When I entered the stone cellar, there were these huge 'horns' with which Jean Hiraga wanted to demonstrate his Lectron JH50 tube amplifier. I immediately associated the audiophile 'caveau' with the catacombs of Rome, where Christians sought refuge from the wrath of Nero. Rumour had it that Nero had a bad ear for music - and was a terrible poet...
Jean Hiraga, a Frenchman of Japanese descent, and a well-known audio designer and critic (Nouvelle Revue du Son), who was the first to point out the differences between cables, spoke in a hushed tone which, combined with the technicalities of the subject, made it difficult to understand for those like me who knew French but had only managed to get a seat at the very back of the makeshift amphitheatre.
The loudspeakers were mastodontic, black and ugly. They consisted of a 'bass caisson' with two 15-inch drivers on top of a strange, twisted 'horn' with a mid-bass driver mounted on the side of the throat. Inside the huge mouth there was another mid-bass speaker, also with a horn and a ribbon tweeter. Both the crossover and the chaotic wiring were visible and added to the ugliness of the monster.
It was then that I realised the reason for the secrecy surrounding the secret 'caveau': the people present were all grown-up men, and none of them would have the courage to confront their wives with the possibility of one day placing 'the monster' in the living room.
On the other hand, if they told them the truth, they would never believe that they had spent the night with 'it'. So it was an 'affair' that they had to keep secret in the name of marital bliss. And for the good of friendship, for their friends, who preferred real pubs, would make fun of them at the office if they found out.

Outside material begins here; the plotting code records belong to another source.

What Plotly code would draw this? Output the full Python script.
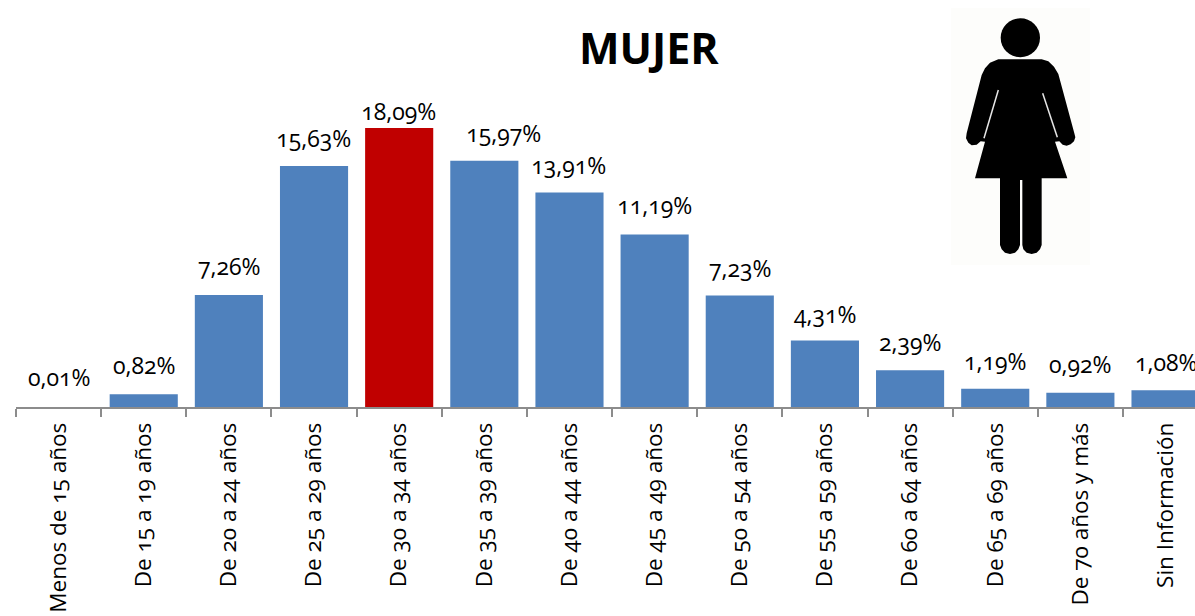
import plotly.graph_objects as go

categories = ["Menos de 15 años", "De 15 a 19 años", "De 20 a 24 años", "De 25 a 29 años",
              "De 30 a 34 años", "De 35 a 39 años", "De 40 a 44 años", "De 45 a 49 años",
              "De 50 a 54 años", "De 55 a 59 años", "De 60 a 64 años", "De 65 a 69 años",
              "De 70 años y más", "Sin Información"]
values = [0.01, 0.82, 7.26, 15.63, 18.09, 15.97, 13.91, 11.19, 7.23, 4.31, 2.39, 1.19, 0.92, 1.08]
labels = ["0,01%", "0,82%", "7,26%", "15,63%", "18,09%", "15,97%", "13,91%", "11,19%",
          "7,23%", "4,31%", "2,39%", "1,19%", "0,92%", "1,08%"]
highlight = "De 30 a 34 años"
title_text = "MUJER"

W, H = 1195, 616
L, B = 16, 209
base_px = H - B
PX_PER_UNIT = 15.42
CAT_W = 85.15
label_gap = [12, 11, 11, 10, -1, 10, 10, 11, 10, 9, 10, 10, 11, 10]
label_dx = [0, 0, 0, 0, 0, 20, 0, 0, 0, 0, 0, 0, 0, 0]
FONT = "Open Sans"


def px(x):
    return (x - L) / (W - L)


def py(y):
    return (base_px - y) / base_px


def zoom_pt(zx, zy):
    return f"{px(940 + zx / 3):.5f},{py(zy / 3):.5f}"


def poly(pts):
    return "M" + " L".join(zoom_pt(*p) for p in pts) + " Z"


def slit(a, b):
    return dict(type="line", xref="paper", yref="paper",
                x0=px(940 + a[0] / 3), y0=py(a[1] / 3), x1=px(940 + b[0] / 3), y1=py(b[1] / 3),
                line=dict(color="#e8e8e8", width=1.5))


fig = go.Figure(go.Bar(
    x=categories, y=values, width=0.8,
    marker=dict(color=["rgba(0,0,0,0)" if v < 0.05 else "#c00000" if c == highlight else "#4f81bd"
                       for c, v in zip(categories, values)],
                line=dict(width=0)),
    hoverinfo="skip",
))

annotations = [dict(x=c, y=v, xref="x", yref="y", text=t, showarrow=False, yanchor="bottom",
                    yshift=g, xshift=d, font=dict(family=FONT, size=23, color="#000"), xanchor="center")
               for c, v, t, g, d in zip(categories, values, labels, label_gap, label_dx)]
annotations.append(dict(x=px(649), y=py(47), xref="paper", yref="paper", text=f"<b>{title_text}</b>",
                        showarrow=False, xanchor="center", yanchor="middle",
                        font=dict(family=FONT, size=43, color="#000")))

silhouette = poly([
    (175, 178), (305, 178), (325, 184), (342, 200), (355, 222), (403, 400), (406, 412), (402, 424), (392, 433), (380, 437),
    (368, 434), (358, 424), (345, 425), (382, 535), (305, 535), (305, 735), (300, 748), (290, 758), (275, 762),
    (260, 758), (250, 748), (247, 735), (247, 540), (240, 540), (240, 735), (235, 748), (225, 758), (210, 762),
    (195, 758), (185, 748), (180, 735), (180, 535), (105, 535), (135, 425), (122, 424),
    (110, 434), (95, 436), (85, 428), (78, 415), (80, 400), (125, 225), (135, 205), (150, 188),
])
x0, x1 = px(940 + 182 / 3), px(940 + 300 / 3)
y0, y1 = py(172 / 3), py(55 / 3)
shapes = [
    dict(type="rect", xref="paper", yref="paper", x0=px(951), x1=px(1090), y0=py(265), y1=py(8),
         fillcolor="#fdfdfb", line=dict(width=0), layer="below"),
    dict(type="path", xref="paper", yref="paper", path=silhouette, fillcolor="#000", line=dict(width=0)),
    dict(type="circle", xref="paper", yref="paper", x0=x0, x1=x1, y0=y0, y1=y1, fillcolor="#000", line=dict(width=0)),
    slit((175, 270), (132, 415)),
    slit((308, 280), (352, 412)),
]

fig.update_layout(
    width=W, height=H, margin=dict(l=L, r=0, t=0, b=B, autoexpand=False),
    paper_bgcolor="#fff", plot_bgcolor="rgba(0,0,0,0)", showlegend=False,
    annotations=annotations, shapes=shapes,
    xaxis=dict(type="category", categoryorder="array", categoryarray=categories,
               range=[-0.5, (W - L) / CAT_W - 0.5], tickson="boundaries", ticks="outside", ticklen=8,
               tickwidth=1.5, tickcolor="#8c8c8c", showline=True, linecolor="#8c8c8c", linewidth=1.5,
               tickangle=-90, showgrid=False, zeroline=False, automargin=False, ticklabelstandoff=5,
               tickfont=dict(family=FONT, size=22.5, color="#000")),
    yaxis=dict(range=[0, base_px / PX_PER_UNIT], visible=False, fixedrange=True),
)

css = ("var s=document.createElement('style');"
       "s.textContent='svg text{font-variant-numeric:oldstyle-nums !important;"
       "font-feature-settings:\"onum\" 1 !important}';document.head.appendChild(s);"
       "document.documentElement.style.overflow='hidden';document.body.style.margin='0';")
fig.write_html("out.html", config={"displayModeBar": False}, post_script=css)
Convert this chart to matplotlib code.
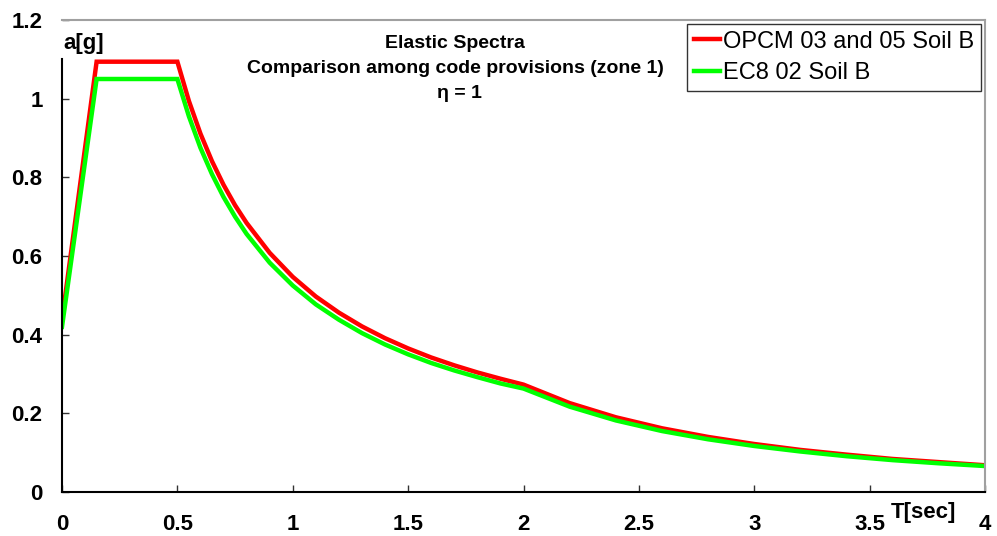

Jean Hiraga asked for silence. The demonstration was about to start. Before each performance, he drew with charcoal the relative position where the 'sounds' would appear on a large white sheet of paper, which served as the background for the sound stage. The loudspeakers had a sensitivity of over 106dB and the Lectron JH50s emitted no more than 5W (15W peak), he explained.
The source? A Philips CD-160 player. "Well, I made a few changes to it...", Jean Hiraga confessed with typical modesty. What modifications? He did not elaborate...
We heard a bit of everything. But Montserrat Caballé's performance as Tosca, when she learns that her lover has been 'accidentally' shot, is forever etched in my 'retina'. I could 'see' Caballé's round figure and feel the air displaced by her movement on the stage and her precise position to the microphone. It was all there: the panic that follows her surprise, the pain of confirmation, the rage of impotence, the grief that only death can alleviate. I still get goosebumps when I think of that moment. And the joy of having experienced it.
When the Journées ended, I lost contact with the Master. But in 2009, in Munich, I met him again: Jean Hiraga's enthusiasm for audio was the same as mine, but unlike me, it seemed as if the years had not passed him by...
Note: The low quality video shows the presentation of the Jean Hiraga MS 15 Reference High Efficiency Coaxial Monitor System with JBL075 concentric compression tweeters at the rear. At the end, Jean Hiraga steps out from behind the curtain like a magician who has just performed an illusion trick, and receives a well-deserved round of applause from the audience.